Nowadays people don’t realise that the art of tea making, and elaborate discussions about various blends of tea, were not just inane murmurings; they were a complex form of punctuation during emotionally difficult narratives.

The kitchen darkened and it began raining

“I remember a Traveller man coming to the house on his bike,” he continued, “in the middle of the night, and me mother had to go off in the dark to the camp with her pony and trap and the man’s bicycle in the rear of the trap. But that was an emergency. Mostly the Travellers used to camp down the road close to us; cos they knew she was there in the house.”

Finally he had arrived at the heart of his narrative.

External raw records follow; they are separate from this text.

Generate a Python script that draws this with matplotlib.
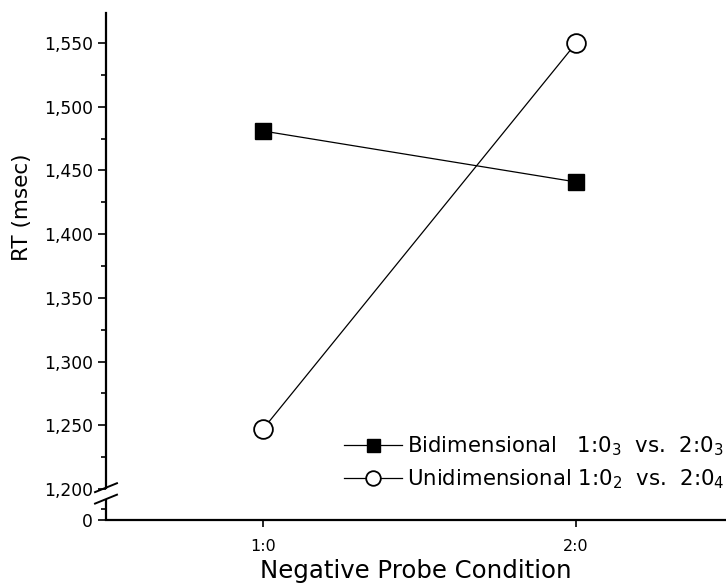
import matplotlib
matplotlib.use("Agg")
import matplotlib.pyplot as plt
from matplotlib.ticker import FixedLocator
import matplotlib.transforms as mtransforms

plt.rcParams["font.family"] = ["DejaVu Sans"]
plt.rcParams["mathtext.fontset"] = "dejavusans"

conditions = ["1:0", "2:0"]
bidimensional = [1481, 1441]
unidimensional = [1247, 1550]
y_tick_values = [1200, 1250, 1300, 1350, 1400, 1450, 1500, 1550]
y_tick_labels = ["1,200", "1,250", "1,300", "1,350", "1,400", "1,450", "1,500", "1,550"]
y_minor_values = [1225, 1275, 1325, 1375, 1425, 1475, 1525]

# broken axis: "0" is drawn a short way below 1,200
ZERO_POS = 1175.6
Y_TOP = 1573.5
BREAK_LOW, BREAK_HIGH = 1192.0, 1201.0

fig = plt.figure(figsize=(7.26, 5.88), dpi=100)
ax = fig.add_axes([0.146, 0.1156, 0.854, 0.862])

x = [1, 2]
ax.plot(x, bidimensional, color="black", linewidth=0.9, marker="s", markersize=12,
        markerfacecolor="black", markeredgecolor="black",
        label=r"Bidimensional   1:0$_3$  vs.  2:0$_3$")
ax.plot(x, unidimensional, color="black", linewidth=0.9, marker="o", markersize=13.5,
        markerfacecolor="white", markeredgecolor="black", markeredgewidth=1.3,
        label=r"Unidimensional 1:0$_2$  vs.  2:0$_4$")

ax.set_xlim(0.4984, 2.479)
ax.set_ylim(ZERO_POS, Y_TOP)
ax.set_xticks(x)
ax.set_xticklabels(conditions, fontsize=11.5)
ax.set_yticks([ZERO_POS] + y_tick_values)
ax.set_yticklabels(["0"] + y_tick_labels, fontsize=12.3)
ax.yaxis.set_minor_locator(FixedLocator(y_minor_values + [1184]))
ax.tick_params(axis="y", which="major", direction="out", length=6, width=1.2, pad=3.5)
ax.tick_params(axis="y", which="minor", direction="out", length=3.5, width=1.2)
ax.tick_params(axis="x", which="major", direction="out", length=5, width=1.2, pad=9)

for side in ["top", "right"]:
    ax.spines[side].set_visible(False)
ax.spines["bottom"].set_linewidth(1.6)
ax.spines["left"].set_linewidth(1.6)
ax.spines["left"].set_bounds(BREAK_HIGH, Y_TOP)

# lower piece of the y axis and the two break marks
trans = mtransforms.blended_transform_factory(ax.transAxes, ax.transData)
ax.plot([0, 0], [ZERO_POS, BREAK_LOW], color="black", linewidth=1.6,
        transform=trans, clip_on=False, solid_capstyle="butt")
for yb in (BREAK_LOW, BREAK_HIGH):
    ax.plot([-0.0177, 0.0177], [yb - 3.5, yb + 3.5], color="black", linewidth=1.4,
            transform=trans, clip_on=False)

ax.set_ylabel("RT (msec)", fontsize=15.5)
ax.yaxis.set_label_coords(-0.12, 0.617)
ax.set_xlabel("Negative Probe Condition", fontsize=17.6, labelpad=3)

ax.legend(loc="lower right", bbox_to_anchor=(1.012, 0.04), frameon=False, fontsize=15.3,
          handlelength=2.75, handletextpad=0.25, labelspacing=0.45, borderaxespad=0.0,
          markerscale=0.78)

fig.savefig("out.png", dpi=100)
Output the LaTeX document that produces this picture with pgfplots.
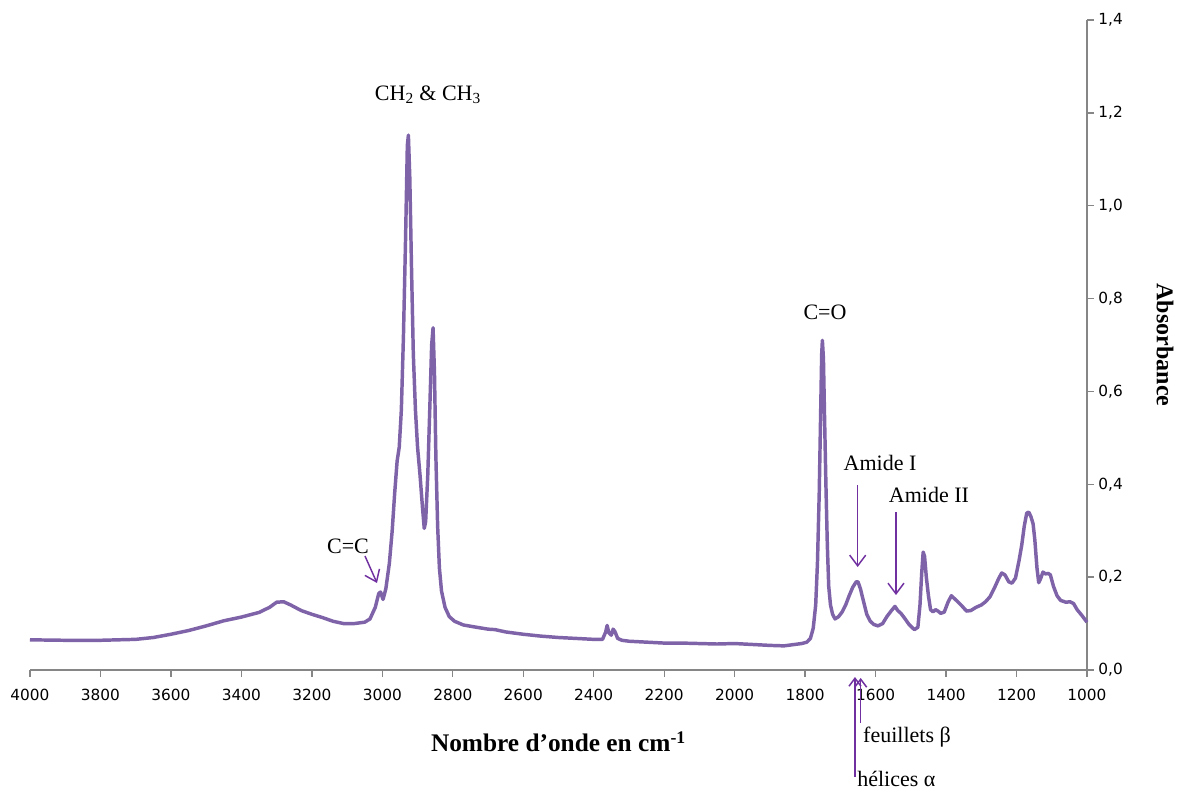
\documentclass[border=0pt]{standalone}
\usepackage{pgfplots}
\pgfplotsset{compat=1.18}
\usetikzlibrary{arrows.meta}
\usepackage{fontspec}
\setmainfont{Liberation Serif}
\newfontfamily\tickfont{DejaVu Sans}
\definecolor{specline}{HTML}{7F63A8}
\definecolor{arrowc}{HTML}{7030A0}
\definecolor{axgray}{HTML}{868686}
\begin{document}
\begin{tikzpicture}
\useasboundingbox (-22.5pt,-93pt) rectangle (871.5pt,502.5pt);
\begin{axis}[
  scale only axis, width=792.75pt, height=487.5pt,
  xmin=1000, xmax=4000, x dir=reverse, ymin=0, ymax=1.4,
  axis x line=bottom, axis y line=right,
  axis line style={draw=axgray, line width=1pt, -},
  tick style={draw=axgray, line width=1pt},
  tick align=outside, major tick length=5pt,
  xtick={1000,1200,...,4000}, ytick={0,0.2,0.4,0.6,0.8,1.0,1.2,1.4},
  /pgf/number format/assume math mode=true,
  x tick label style={font=\tickfont\fontsize{11.5}{13}\selectfont, /pgf/number format/1000 sep={}, yshift=-6pt},
  y tick label style={font=\tickfont\fontsize{11.5}{13}\selectfont, /pgf/number format/.cd, use comma, fixed, fixed zerofill, precision=1},
  clip=false,
]
\addplot[specline, line width=2.6pt, line join=round] coordinates {
(4000,0.065) (3900,0.064) (3800,0.064) (3700,0.066) (3650,0.070) (3600,0.077)
(3550,0.085) (3500,0.095) (3450,0.106) (3400,0.114) (3350,0.124) (3320,0.135)
(3300,0.146) (3280,0.147) (3260,0.140) (3230,0.128) (3200,0.120) (3170,0.113)
(3140,0.105) (3110,0.100) (3080,0.100) (3050,0.103) (3035,0.110) (3020,0.135)
(3010,0.165) (3005,0.168) (2998,0.152) (2990,0.175) (2980,0.23) (2972,0.30)
(2965,0.38) (2958,0.45) (2952,0.48) (2946,0.56) (2940,0.72) (2934,0.93)
(2929,1.13) (2926,1.152) (2922,1.06) (2917,0.86) (2912,0.68) (2906,0.56)
(2900,0.48) (2893,0.42) (2886,0.35) (2881,0.305) (2877,0.32) (2871,0.42)
(2865,0.57) (2860,0.70) (2856,0.737) (2852,0.64) (2848,0.46) (2843,0.31)
(2838,0.22) (2832,0.17) (2822,0.135) (2810,0.115) (2795,0.105) (2770,0.097)
(2740,0.093) (2700,0.088) (2680,0.087) (2650,0.082) (2600,0.077) (2550,0.073)
(2500,0.070) (2450,0.068) (2400,0.066) (2375,0.066) (2366,0.082) (2362,0.096)
(2357,0.080) (2350,0.075) (2345,0.088) (2340,0.083) (2332,0.068) (2320,0.064)
(2300,0.062) (2250,0.060) (2200,0.058) (2150,0.058) (2100,0.057) (2050,0.056)
(2000,0.057) (1950,0.055) (1900,0.053) (1860,0.052) (1830,0.055) (1810,0.057)
(1795,0.060) (1785,0.068) (1777,0.090) (1770,0.14) (1765,0.23) (1760,0.38)
(1756,0.55) (1753,0.68) (1751,0.71) (1748,0.67) (1745,0.55) (1741,0.40)
(1737,0.27) (1733,0.18) (1728,0.14) (1722,0.12) (1715,0.11) (1705,0.115)
(1695,0.125) (1685,0.14) (1675,0.16) (1665,0.178) (1655,0.19) (1650,0.19)
(1643,0.175) (1635,0.15) (1625,0.12) (1615,0.105) (1605,0.098) (1593,0.095)
(1580,0.10) (1568,0.115) (1555,0.128) (1545,0.137) (1537,0.128) (1528,0.122)
(1518,0.112) (1505,0.098) (1490,0.087) (1480,0.092) (1474,0.14) (1469,0.21)
(1465,0.254) (1461,0.245) (1456,0.20) (1450,0.16) (1444,0.13) (1437,0.125)
(1430,0.13) (1423,0.127) (1415,0.122) (1405,0.125) (1395,0.145) (1385,0.16)
(1378,0.155) (1368,0.148) (1355,0.138) (1342,0.127) (1330,0.128) (1315,0.135)
(1300,0.14) (1288,0.147) (1275,0.158) (1262,0.178) (1250,0.198) (1242,0.209)
(1233,0.205) (1222,0.19) (1213,0.187) (1203,0.198) (1193,0.235) (1185,0.27)
(1178,0.31) (1171,0.338) (1165,0.34) (1159,0.33) (1153,0.315) (1148,0.28)
(1142,0.22) (1137,0.188) (1131,0.198) (1125,0.211) (1118,0.207) (1110,0.208)
(1104,0.205) (1095,0.18) (1085,0.16) (1075,0.15) (1060,0.146) (1048,0.147)
(1038,0.143) (1028,0.13) (1015,0.118) (1005,0.108) (1000,0.103)
};
% annotations
\node[font=\fontsize{16.5}{19}\selectfont] at (axis cs:2870.4,1.2385) {CH\textsubscript{2} \& CH\textsubscript{3}};
\node[font=\fontsize{16.5}{19}\selectfont] at (axis cs:3097.5,0.267) {C=C};
\node[font=\fontsize{16.5}{19}\selectfont] at (axis cs:1743.6,0.771) {C=O};
\node[font=\fontsize{16.5}{19}\selectfont] at (axis cs:1587.5,0.4458) {Amide I};
\node[font=\fontsize{16.5}{19}\selectfont] at (axis cs:1448.5,0.377) {Amide II};
\node[font=\fontsize{16.5}{19}\selectfont, anchor=west, inner sep=0pt] at (axis cs:1635.8,-0.1443) {feuillets β};
\node[font=\fontsize{16.5}{19}\selectfont, anchor=west, inner sep=0pt] at (axis cs:1652.8,-0.2348) {hélices α};
\begin{scope}[arrowc, line width=1.1pt]
\draw[-{Straight Barb[length=8pt,width=12pt]}] (axis cs:3049.2,0.2455) -- (axis cs:3015.1,0.1874);
\draw[-{Straight Barb[length=8pt,width=12pt]}] (axis cs:1650.8,0.3985) -- (axis cs:1650.8,0.2218);
\draw[-{Straight Barb[length=8pt,width=12pt]}] (axis cs:1542.1,0.3403) -- (axis cs:1542.1,0.1615);
\draw[-{Straight Barb[length=6pt,width=9pt]}] (axis cs:1642.3,-0.1142) -- (axis cs:1642.3,-0.0172);
\draw[-{Straight Barb[length=6pt,width=9pt]}] (axis cs:1658.5,-0.2305) -- (axis cs:1658.5,-0.0151);
\end{scope}
\path (rel axis cs:0.5,0) ++(0pt,-54pt) node[font=\bfseries\fontsize{19}{22}\selectfont] {Nombre d’onde en cm\textsuperscript{-1}};
\path (rel axis cs:1,0.5) ++(58.5pt,0pt) node[font=\bfseries\fontsize{18}{21}\selectfont, rotate=-90] {Absorbance};
\end{axis}
\end{tikzpicture}
\end{document}
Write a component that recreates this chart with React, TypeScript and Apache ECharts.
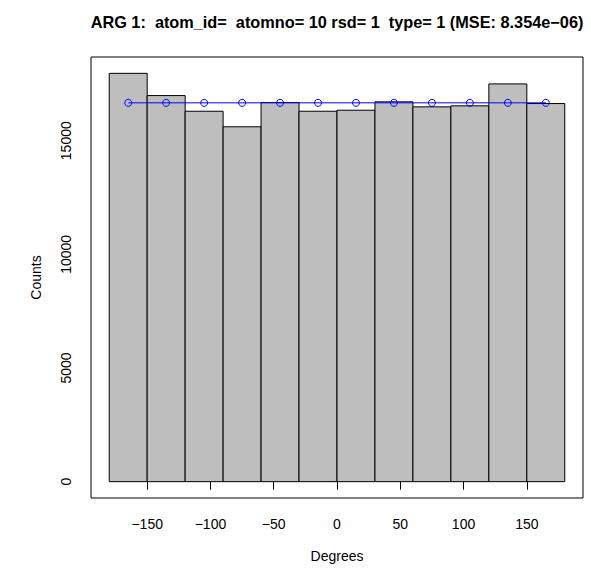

“I was sowing spuds with her one day, and the guard came to take me back to school. It was lunchtime. So I went back and then the master came in his car, and drove up to the wall of the school as he always did after his dinner. I could see him from the classroom, hopping out of the car with the Irish Independent under his arm. But as he was coming in the front door I was going out the back door. And when the guard came looking for me again, I stood me ground.”

“And did you not go back again?” I wondered.

“Never,” he said. “I told the guard I couldn’t go to school cos I was too busy moulding spuds for me mother. And me mother agreed with me. And the guard was sent away.”

The kitchen darkened and it began raining.

“She was a great woman,” he whispered, with wet eyes, and he wiped his cheeks with the back of his hand and I guessed that it might be time to make the tea.